La poesía es una amiga exigente. A cada paso quiere replantearse los lazos que mantiene con nosotros y con el mundo. Su forma de apostar por la verdad es negarse a lo previsible, a las comodidades de lo que ya está hecho y consagrado.

Quien repite el estribillo de que se viven malos tiempos para la lírica, convoca una lluvia caída sobre mojado. La poesía surge siempre de la intemperie, la insatisfacción, la añoranza de aquello que no se tiene o de la conciencia de una plenitud llamada a perderse. La poesía se cuestiona a sí misma y agoniza con la voluntad de renacer. Hay una herida debajo de la felicidad de la poesía. Eso es lo que hace posible que ofrezca un sentimiento de reconciliación con la vida bajo sus descripciones, su denuncia o su dolor. Eso es también lo que exige su propio cuestionamiento.

La sociedad utilitaria condenó todo aquello que no se confundiese de manera inmediata con una mercancía. La poesía fue situada en el extremo de los márgenes, en un rincón del maltratado saber humanista. El orgullo herido de los poetas forzó una respuesta de desprecio. Unió la calidad a la dificultad, la lírica a la rareza y la profundidad al sinsentido. El significado del poema respondió con una brecha al predominio mercantil en el significado social.

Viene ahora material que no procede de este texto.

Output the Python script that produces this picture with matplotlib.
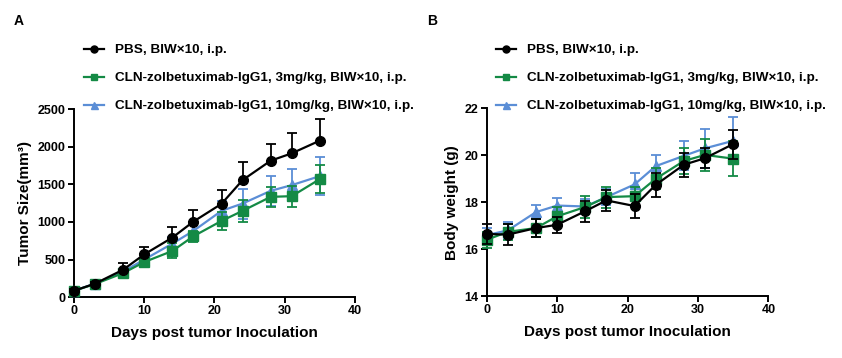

Nada era definitivo. La poesía quiso entonces se abrieran las ventanas para sentir el viento de la calle y sus canciones. Es mentira que sólo sea buena la poesía que la gente no alcanza a entender. Cuando el género huele a cerrado, se las arregla para acercarse a las canciones con sabor a humanidad. El rigor de la poesía no es el de la muerte, sino el de la vida. Lope de Vega, Bécquer, García Lorca y Gil de Biedma supieron escuchar.

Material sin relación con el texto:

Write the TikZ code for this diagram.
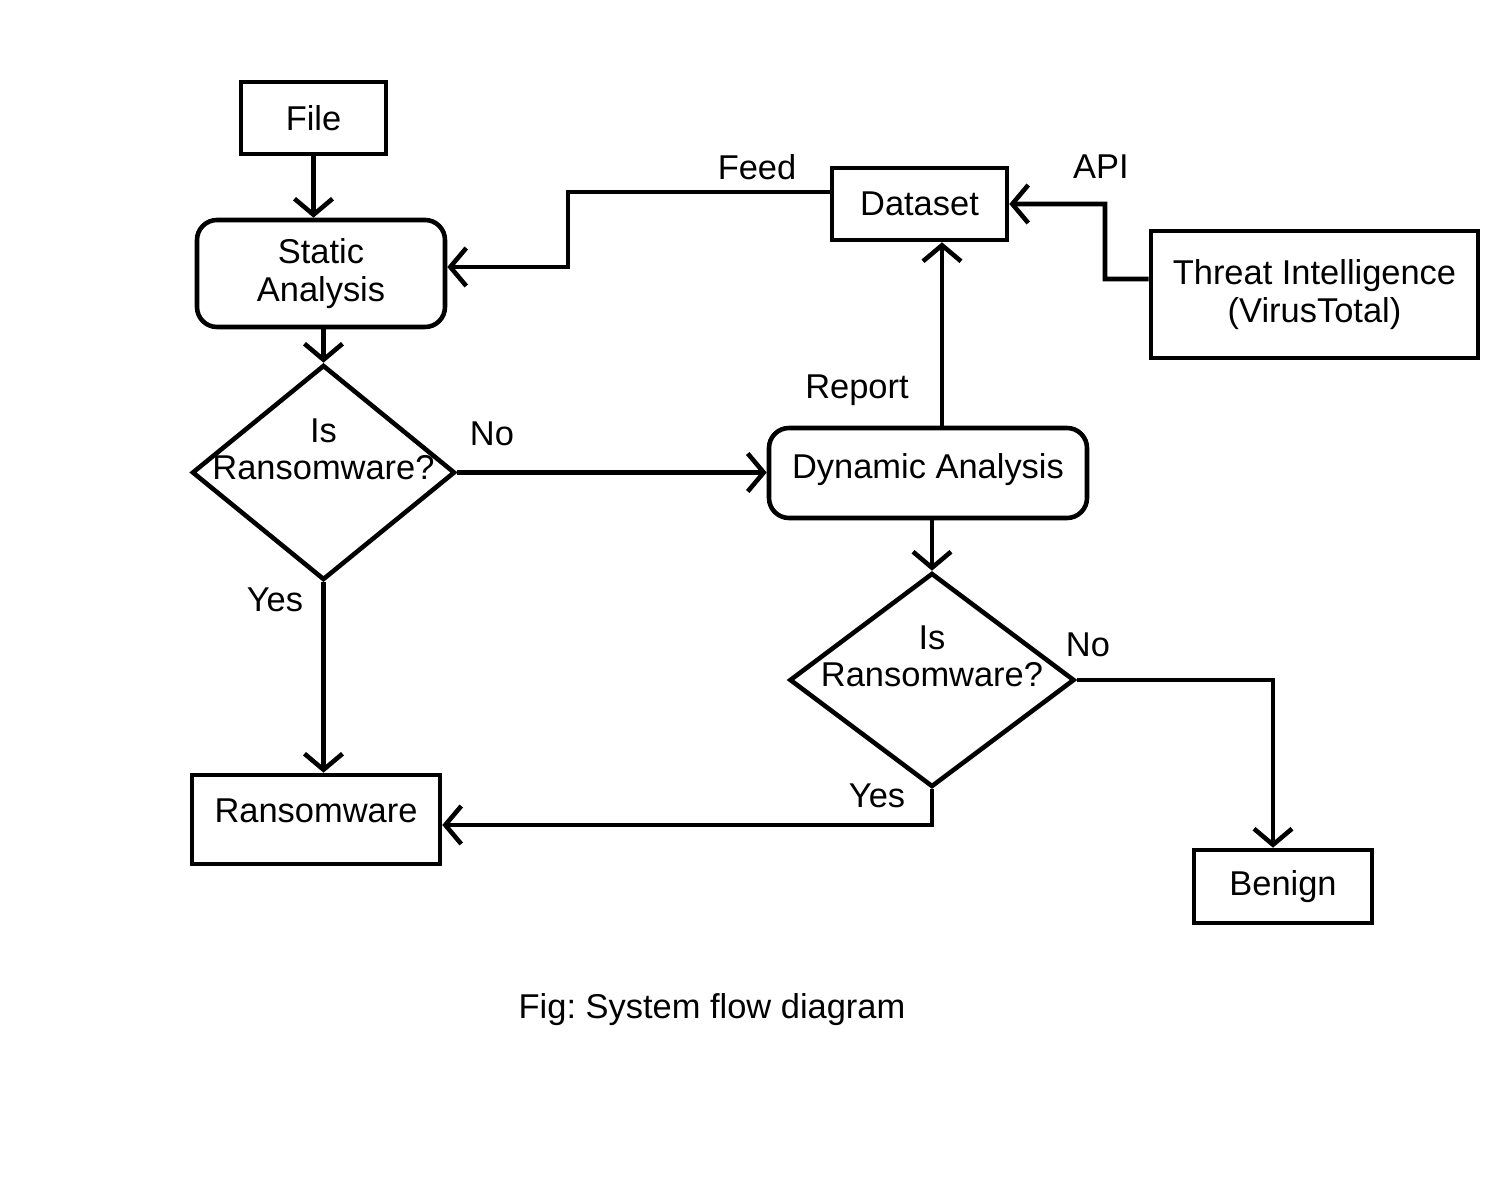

Hemos vivido en los últimos años un fenómeno contrario al presagiado por los que denunciaban los malos tiempos para la lírica. La poesía ha empezado a tener éxito comercial. Algunos libros consiguen reediciones y cifras altas de ventas. Poetas y cantautores, aliados con las redes sociales, a través de los bares, los conciertos y las librerías, han conformado un público. Y hay casos de singular interés y calidad. Pero, por primera vez, se corre el peligro de que el mercado se convierta en el referente poético de la calidad. Y esto sitúa el cuestionamiento necesario de la poesía en el otro extremo: negarse a pensar que sólo es bueno lo que se comunica con una facilidad adolescente en los circuitos sentimentales de la sociedad de consumo. La banalización de la felicidad es igual de corrosiva que la banalización del mal o que la renuncia al lenguaje asumido como el principal espacio público.

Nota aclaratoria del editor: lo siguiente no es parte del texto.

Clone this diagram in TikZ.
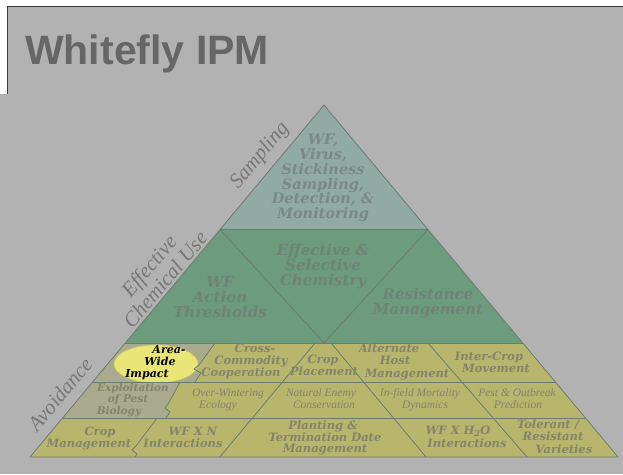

La poesía reclama ahora lentitud y conciencia melancólica para salvar al significado de las sirenas de un corazón publicitario. La facilidad no significa calidad, el rumor de lo cotidiano no asegura la verdad lírica y el sentido de las declaraciones transparentes no implica una búsqueda de la profundidad.

El ataúd vacío del poema

Entrevista | El ataúd vacío del poema

Una realidad de frontera hace que la poesía mire siempre desde la otra orilla, desde el otro lado de las cosas. Y siempre se cuestiona a sí misma, ese es su principio. En la soledad o en el tumulto, en los márgenes o en la plaza, no existe más guía que su talento creativo y su compromiso, más allá de los dogmas, con la verdad humana. La poesía no renuncia a su debate.

Nada está nunca seguro. El televisor y la radio me dieron un día la noticia de que la poesía había muerto. Comprenderán mi turbación. Ya sea por culpa del éxito o del fracaso, siempre estamos expuestos a la muerte de la poesía. La Balada en la muerte de la poesía (Visor, 2016) que acabo de publicar es la consecuencia de todo lo que desató esa noticia en la conciencia, la casa y la ciudad. El buzón del teléfono se llenó de hojas secas y el suelo de las habitaciones de palabras. La muerte de la poesía invadió poco a poco los siglos de Lucrecio, Manrique, Garcilaso, Quevedo, Leopardi, Rosalía, Baudelaire, Alberti y Szymborska. Todos estuvieron en su entierro. Todos volvieron después a su vocación y a su mesa de trabajo para escribir un poema.